- [Work instructions]
Skip the pictures and extract all of the lines exactly as written.

Start of Data extract

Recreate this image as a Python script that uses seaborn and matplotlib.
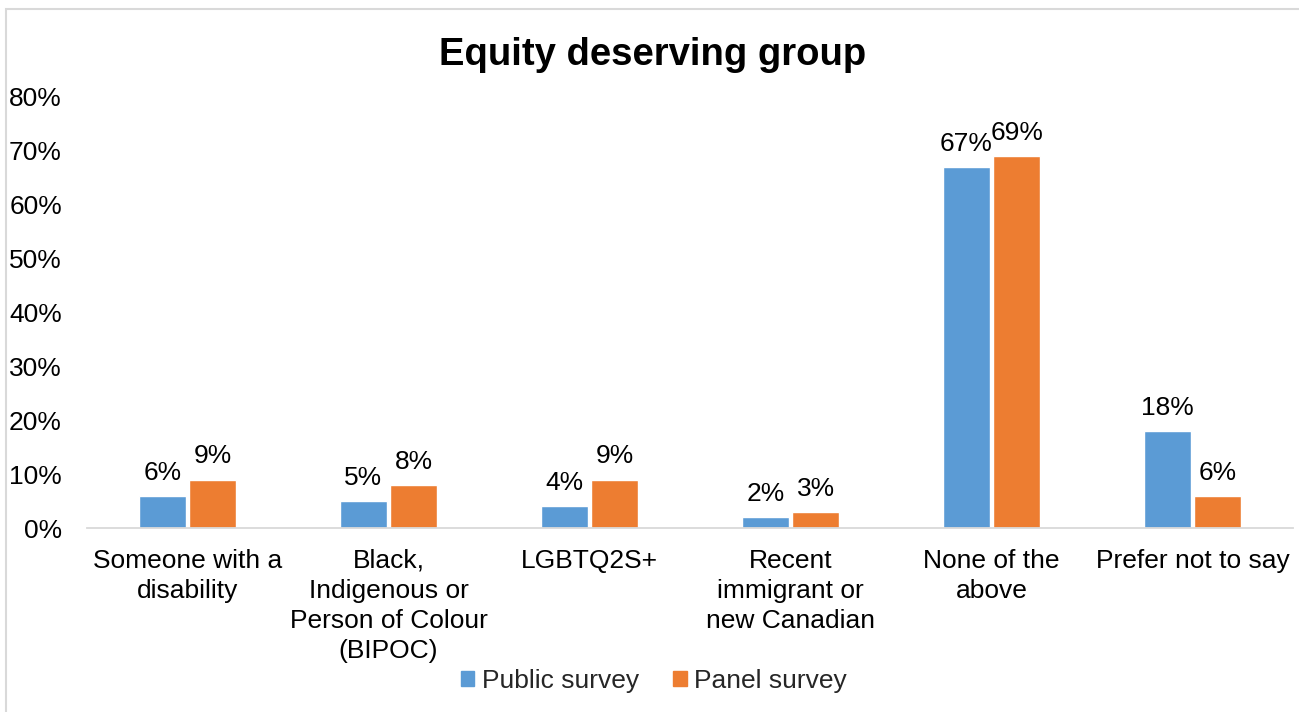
import matplotlib
matplotlib.use("Agg")
import matplotlib.pyplot as plt
from matplotlib.patches import Rectangle
import pandas as pd
import seaborn as sns

categories = [
    "Someone with a\ndisability",
    "Black,\nIndigenous or\nPerson of Colour\n(BIPOC)",
    "LGBTQ2S+",
    "Recent\nimmigrant or\nnew Canadian",
    "None of the\nabove",
    "Prefer not to say",
]
public_survey = [6, 5, 4, 2, 67, 18]
panel_survey = [9, 8, 9, 3, 69, 6]
series_names = ["Public survey", "Panel survey"]
y_ticks = [0, 10, 20, 30, 40, 50, 60, 70, 80]

df = pd.DataFrame({
    "category": categories * 2,
    "value": public_survey + panel_survey,
    "series": [series_names[0]] * len(categories) + [series_names[1]] * len(categories),
})

sns.set_theme(style="white")
plt.rcParams["font.family"] = ["Liberation Sans", "DejaVu Sans"]

fig = plt.figure(figsize=(12.99, 7.12), dpi=100)
ax = fig.add_axes([87 / 1299, 184 / 712, (1293 - 87) / 1299, (528 - 97) / 712])

colors = {"Public survey": "#5B9BD5", "Panel survey": "#ED7D31"}
sns.barplot(data=df, x="category", y="value", hue="series", order=categories,
            hue_order=series_names, palette=colors, width=0.5, gap=0.06,
            saturation=1, legend=False, ax=ax, errorbar=None)

for container, vals in zip(ax.containers, [public_survey, panel_survey]):
    ax.bar_label(container, labels=[f"{v}%" for v in vals], padding=8,
                 fontsize=19, color="#000000")

ax.set_ylim(0, 80)
ax.set_yticks(y_ticks)
ax.set_yticklabels([f"{t}%" for t in y_ticks])
ax.set_xlabel("")
ax.set_ylabel("")
ax.tick_params(axis="y", length=0, pad=18, labelsize=19, labelcolor="#000000")
ax.tick_params(axis="x", length=0, pad=15, labelsize=19, labelcolor="#000000")
for lbl in ax.get_xticklabels():
    lbl.set_linespacing(1.32)
for side in ["left", "right", "top"]:
    ax.spines[side].set_visible(False)
ax.spines["bottom"].set_color("#D9D9D9")
ax.spines["bottom"].set_linewidth(1.3)
ax.grid(False)

fig.text(653 / 1299, 1 - 55 / 712, "Equity deserving group", ha="center", va="center",
         fontsize=27.5, fontweight="bold", color="#000000")

handles = [Rectangle((0, 0), 1, 1, color=colors[s]) for s in series_names]
fig.legend(handles, series_names, loc="center", bbox_to_anchor=(654 / 1299, 31 / 712),
           ncol=2, frameon=False, fontsize=19, handlelength=0.5, handleheight=0.5,
           handletextpad=0.3, columnspacing=1.3)

fig.patches.append(Rectangle((6 / 1299, -0.05), 1.2, 1.05 - 9 / 712, transform=fig.transFigure,
                             fill=False, edgecolor="#D9D9D9", linewidth=1.5))

fig.savefig("out.png", dpi=100)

End of Data extract

- [Solution to this task]
Recreate this image as a Python script that uses seaborn and matplotlib.
import matplotlib
matplotlib.use("Agg")
import matplotlib.pyplot as plt
from matplotlib.patches import Rectangle
import pandas as pd
import seaborn as sns

categories = [
    "Someone with a\ndisability",
    "Black,\nIndigenous or\nPerson of Colour\n(BIPOC)",
    "LGBTQ2S+",
    "Recent\nimmigrant or\nnew Canadian",
    "None of the\nabove",
    "Prefer not to say",
]
public_survey = [6, 5, 4, 2, 67, 18]
panel_survey = [9, 8, 9, 3, 69, 6]
series_names = ["Public survey", "Panel survey"]
y_ticks = [0, 10, 20, 30, 40, 50, 60, 70, 80]

df = pd.DataFrame({
    "category": categories * 2,
    "value": public_survey + panel_survey,
    "series": [series_names[0]] * len(categories) + [series_names[1]] * len(categories),
})

sns.set_theme(style="white")
plt.rcParams["font.family"] = ["Liberation Sans", "DejaVu Sans"]

fig = plt.figure(figsize=(12.99, 7.12), dpi=100)
ax = fig.add_axes([87 / 1299, 184 / 712, (1293 - 87) / 1299, (528 - 97) / 712])

colors = {"Public survey": "#5B9BD5", "Panel survey": "#ED7D31"}
sns.barplot(data=df, x="category", y="value", hue="series", order=categories,
            hue_order=series_names, palette=colors, width=0.5, gap=0.06,
            saturation=1, legend=False, ax=ax, errorbar=None)

for container, vals in zip(ax.containers, [public_survey, panel_survey]):
    ax.bar_label(container, labels=[f"{v}%" for v in vals], padding=8,
                 fontsize=19, color="#000000")

ax.set_ylim(0, 80)
ax.set_yticks(y_ticks)
ax.set_yticklabels([f"{t}%" for t in y_ticks])
ax.set_xlabel("")
ax.set_ylabel("")
ax.tick_params(axis="y", length=0, pad=18, labelsize=19, labelcolor="#000000")
ax.tick_params(axis="x", length=0, pad=15, labelsize=19, labelcolor="#000000")
for lbl in ax.get_xticklabels():
    lbl.set_linespacing(1.32)
for side in ["left", "right", "top"]:
    ax.spines[side].set_visible(False)
ax.spines["bottom"].set_color("#D9D9D9")
ax.spines["bottom"].set_linewidth(1.3)
ax.grid(False)

fig.text(653 / 1299, 1 - 55 / 712, "Equity deserving group", ha="center", va="center",
         fontsize=27.5, fontweight="bold", color="#000000")

handles = [Rectangle((0, 0), 1, 1, color=colors[s]) for s in series_names]
fig.legend(handles, series_names, loc="center", bbox_to_anchor=(654 / 1299, 31 / 712),
           ncol=2, frameon=False, fontsize=19, handlelength=0.5, handleheight=0.5,
           handletextpad=0.3, columnspacing=1.3)

fig.patches.append(Rectangle((6 / 1299, -0.05), 1.2, 1.05 - 9 / 712, transform=fig.transFigure,
                             fill=False, edgecolor="#D9D9D9", linewidth=1.5))

fig.savefig("out.png", dpi=100)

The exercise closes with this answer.